* WHAT IS EXPECTED: Go through the listing and set it down exactly, leaving out its pictures.

## Begin

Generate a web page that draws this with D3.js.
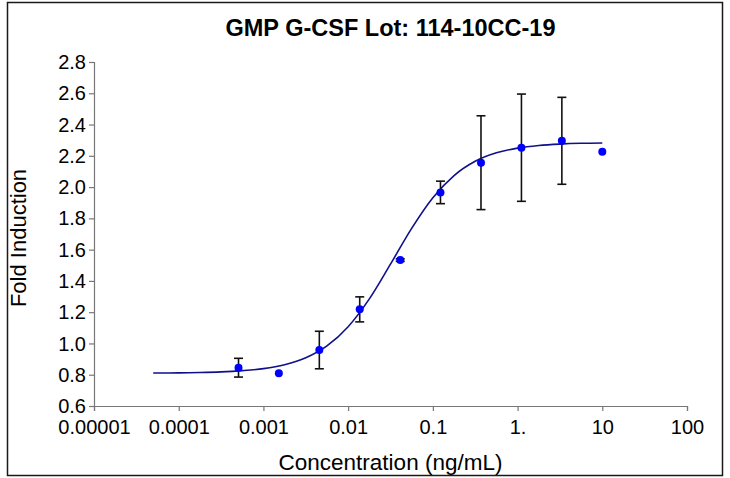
<!DOCTYPE html>
<html>
<head>
<meta charset="utf-8">
<script src="https://cdn.jsdelivr.net/npm/d3@7"></script>
<style>
  html, body { margin: 0; padding: 0; background: #fff; }
  svg { display: block; }
  text { font-family: "Liberation Sans", Arial, sans-serif; fill: #000; }
</style>
</head>
<body>
<svg id="chart" width="730" height="478"></svg>
<script>
// ---- data ----
const concentrations = [0.000508, 0.00152, 0.00457, 0.0137, 0.0412, 0.123, 0.370, 1.111, 3.333, 10];
const foldInduction  = [0.845, 0.81, 0.958, 1.218, 1.533, 1.966, 2.156, 2.252, 2.296, 2.226];
const errorSD        = [0.060, 0, 0.120, 0.080, 0.008, 0.072, 0.300, 0.343, 0.278, 0];

// fitted curve
const curveConc = [0.00005, 0.0001, 0.000178, 0.000316, 0.000562, 0.001, 0.00178, 0.00316, 0.00562, 0.01,
                   0.0178, 0.0316, 0.0562, 0.1, 0.178, 0.316, 0.562, 1, 1.78, 3.16, 5.62, 10];
const curveFold = [0.811, 0.812, 0.814, 0.818, 0.826, 0.839, 0.864, 0.908, 0.984, 1.107,
                   1.285, 1.507, 1.736, 1.932, 2.074, 2.165, 2.219, 2.249, 2.266, 2.275, 2.280, 2.282];

const yTicks = [0.6, 0.8, 1.0, 1.2, 1.4, 1.6, 1.8, 2.0, 2.2, 2.4, 2.6, 2.8];
const xTicks = [0.00001, 0.0001, 0.001, 0.01, 0.1, 1, 10, 100];
const xTickLabels = ["0.00001", "0.0001", "0.001", "0.01", "0.1", "1.", "10", "100"];

const titleText = "GMP G-CSF Lot: 114-10CC-19";
const xTitle = "Concentration (ng/mL)";
const yTitle = "Fold Induction";

// ---- layout ----
const svg = d3.select("#chart");
const plotLeft = 94, plotRight = 687, plotTop = 62, plotBottom = 406;

const x = d3.scaleLog().domain([0.00001, 100]).range([plotLeft, plotRight]);
const y = d3.scaleLinear().domain([0.6, 2.8]).range([plotBottom, plotTop]);

// outer border
svg.append("rect")
  .attr("x", 7.5).attr("y", 2.5).attr("width", 715).attr("height", 473)
  .attr("fill", "none").attr("stroke", "#1a1a1a").attr("stroke-width", 1.5);

// title
svg.append("text")
  .attr("x", (plotLeft + plotRight) / 2).attr("y", 36)
  .attr("text-anchor", "middle")
  .style("font-size", "23.5px").style("font-weight", "bold")
  .text(titleText);

// y axis
const yAxis = d3.axisLeft(y).tickValues(yTicks).tickFormat(d3.format(".1f")).tickSize(5).tickPadding(3);
const gy = svg.append("g").attr("transform", `translate(${plotLeft},0)`).call(yAxis);
gy.select(".domain").attr("stroke", "#777").attr("stroke-width", 1.2);
gy.selectAll(".tick line").attr("stroke", "#777").attr("stroke-width", 1.2);
gy.selectAll(".tick text").style("font-size", "20px").attr("dy", "0.33em")
  .style("font-family", "'Liberation Sans', Arial, sans-serif").attr("fill", "#000");

// x axis
const xAxis = d3.axisBottom(x).tickValues(xTicks).tickFormat((d, i) => xTickLabels[i]).tickSize(5).tickPadding(9);
const gx = svg.append("g").attr("transform", `translate(0,${plotBottom})`).call(xAxis);
gx.select(".domain").attr("stroke", "#777").attr("stroke-width", 1.2);
gx.selectAll(".tick line").attr("stroke", "#777").attr("stroke-width", 1.2);
gx.selectAll(".tick text").style("font-size", "20px")
  .style("font-family", "'Liberation Sans', Arial, sans-serif").attr("fill", "#000");

// axis titles
svg.append("text")
  .attr("x", (plotLeft + plotRight) / 2).attr("y", 470)
  .attr("text-anchor", "middle")
  .style("font-size", "22.5px")
  .text(xTitle);

svg.append("text")
  .attr("transform", `translate(26,238) rotate(-90)`)
  .attr("text-anchor", "middle")
  .style("font-size", "22px")
  .text(yTitle);

// fitted curve
const curveData = curveConc.map((c, i) => ({ c, v: curveFold[i] }));
svg.append("path")
  .datum(curveData)
  .attr("fill", "none")
  .attr("stroke", "#10108a")
  .attr("stroke-width", 1.6)
  .attr("d", d3.line().x(d => x(d.c)).y(d => y(d.v)).curve(d3.curveMonotoneX));

// data
const pts = concentrations.map((c, i) => ({ c, v: foldInduction[i], e: errorSD[i] }));

// error bars
const eb = svg.append("g").attr("stroke", "#111").attr("stroke-width", 1.6);
pts.filter(d => d.e > 0).forEach(d => {
  const cx = x(d.c);
  eb.append("line").attr("x1", cx).attr("x2", cx).attr("y1", y(d.v + d.e)).attr("y2", y(d.v - d.e));
  eb.append("line").attr("x1", cx - 4.5).attr("x2", cx + 4.5).attr("y1", y(d.v + d.e)).attr("y2", y(d.v + d.e));
  eb.append("line").attr("x1", cx - 4.5).attr("x2", cx + 4.5).attr("y1", y(d.v - d.e)).attr("y2", y(d.v - d.e));
});

// points
svg.append("g").selectAll("circle")
  .data(pts).join("circle")
  .attr("cx", d => x(d.c)).attr("cy", d => y(d.v))
  .attr("r", 4).attr("fill", "#0000ff");
</script>
</body>
</html>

## End

* RESULT BELOW:
Generate a web page that draws this with D3.js.
<!DOCTYPE html>
<html>
<head>
<meta charset="utf-8">
<script src="https://cdn.jsdelivr.net/npm/d3@7"></script>
<style>
  html, body { margin: 0; padding: 0; background: #fff; }
  svg { display: block; }
  text { font-family: "Liberation Sans", Arial, sans-serif; fill: #000; }
</style>
</head>
<body>
<svg id="chart" width="730" height="478"></svg>
<script>
// ---- data ----
const concentrations = [0.000508, 0.00152, 0.00457, 0.0137, 0.0412, 0.123, 0.370, 1.111, 3.333, 10];
const foldInduction  = [0.845, 0.81, 0.958, 1.218, 1.533, 1.966, 2.156, 2.252, 2.296, 2.226];
const errorSD        = [0.060, 0, 0.120, 0.080, 0.008, 0.072, 0.300, 0.343, 0.278, 0];

// fitted curve
const curveConc = [0.00005, 0.0001, 0.000178, 0.000316, 0.000562, 0.001, 0.00178, 0.00316, 0.00562, 0.01,
                   0.0178, 0.0316, 0.0562, 0.1, 0.178, 0.316, 0.562, 1, 1.78, 3.16, 5.62, 10];
const curveFold = [0.811, 0.812, 0.814, 0.818, 0.826, 0.839, 0.864, 0.908, 0.984, 1.107,
                   1.285, 1.507, 1.736, 1.932, 2.074, 2.165, 2.219, 2.249, 2.266, 2.275, 2.280, 2.282];

const yTicks = [0.6, 0.8, 1.0, 1.2, 1.4, 1.6, 1.8, 2.0, 2.2, 2.4, 2.6, 2.8];
const xTicks = [0.00001, 0.0001, 0.001, 0.01, 0.1, 1, 10, 100];
const xTickLabels = ["0.00001", "0.0001", "0.001", "0.01", "0.1", "1.", "10", "100"];

const titleText = "GMP G-CSF Lot: 114-10CC-19";
const xTitle = "Concentration (ng/mL)";
const yTitle = "Fold Induction";

// ---- layout ----
const svg = d3.select("#chart");
const plotLeft = 94, plotRight = 687, plotTop = 62, plotBottom = 406;

const x = d3.scaleLog().domain([0.00001, 100]).range([plotLeft, plotRight]);
const y = d3.scaleLinear().domain([0.6, 2.8]).range([plotBottom, plotTop]);

// outer border
svg.append("rect")
  .attr("x", 7.5).attr("y", 2.5).attr("width", 715).attr("height", 473)
  .attr("fill", "none").attr("stroke", "#1a1a1a").attr("stroke-width", 1.5);

// title
svg.append("text")
  .attr("x", (plotLeft + plotRight) / 2).attr("y", 36)
  .attr("text-anchor", "middle")
  .style("font-size", "23.5px").style("font-weight", "bold")
  .text(titleText);

// y axis
const yAxis = d3.axisLeft(y).tickValues(yTicks).tickFormat(d3.format(".1f")).tickSize(5).tickPadding(3);
const gy = svg.append("g").attr("transform", `translate(${plotLeft},0)`).call(yAxis);
gy.select(".domain").attr("stroke", "#777").attr("stroke-width", 1.2);
gy.selectAll(".tick line").attr("stroke", "#777").attr("stroke-width", 1.2);
gy.selectAll(".tick text").style("font-size", "20px").attr("dy", "0.33em")
  .style("font-family", "'Liberation Sans', Arial, sans-serif").attr("fill", "#000");

// x axis
const xAxis = d3.axisBottom(x).tickValues(xTicks).tickFormat((d, i) => xTickLabels[i]).tickSize(5).tickPadding(9);
const gx = svg.append("g").attr("transform", `translate(0,${plotBottom})`).call(xAxis);
gx.select(".domain").attr("stroke", "#777").attr("stroke-width", 1.2);
gx.selectAll(".tick line").attr("stroke", "#777").attr("stroke-width", 1.2);
gx.selectAll(".tick text").style("font-size", "20px")
  .style("font-family", "'Liberation Sans', Arial, sans-serif").attr("fill", "#000");

// axis titles
svg.append("text")
  .attr("x", (plotLeft + plotRight) / 2).attr("y", 470)
  .attr("text-anchor", "middle")
  .style("font-size", "22.5px")
  .text(xTitle);

svg.append("text")
  .attr("transform", `translate(26,238) rotate(-90)`)
  .attr("text-anchor", "middle")
  .style("font-size", "22px")
  .text(yTitle);

// fitted curve
const curveData = curveConc.map((c, i) => ({ c, v: curveFold[i] }));
svg.append("path")
  .datum(curveData)
  .attr("fill", "none")
  .attr("stroke", "#10108a")
  .attr("stroke-width", 1.6)
  .attr("d", d3.line().x(d => x(d.c)).y(d => y(d.v)).curve(d3.curveMonotoneX));

// data
const pts = concentrations.map((c, i) => ({ c, v: foldInduction[i], e: errorSD[i] }));

// error bars
const eb = svg.append("g").attr("stroke", "#111").attr("stroke-width", 1.6);
pts.filter(d => d.e > 0).forEach(d => {
  const cx = x(d.c);
  eb.append("line").attr("x1", cx).attr("x2", cx).attr("y1", y(d.v + d.e)).attr("y2", y(d.v - d.e));
  eb.append("line").attr("x1", cx - 4.5).attr("x2", cx + 4.5).attr("y1", y(d.v + d.e)).attr("y2", y(d.v + d.e));
  eb.append("line").attr("x1", cx - 4.5).attr("x2", cx + 4.5).attr("y1", y(d.v - d.e)).attr("y2", y(d.v - d.e));
});

// points
svg.append("g").selectAll("circle")
  .data(pts).join("circle")
  .attr("cx", d => x(d.c)).attr("cy", d => y(d.v))
  .attr("r", 4).attr("fill", "#0000ff");
</script>
</body>
</html>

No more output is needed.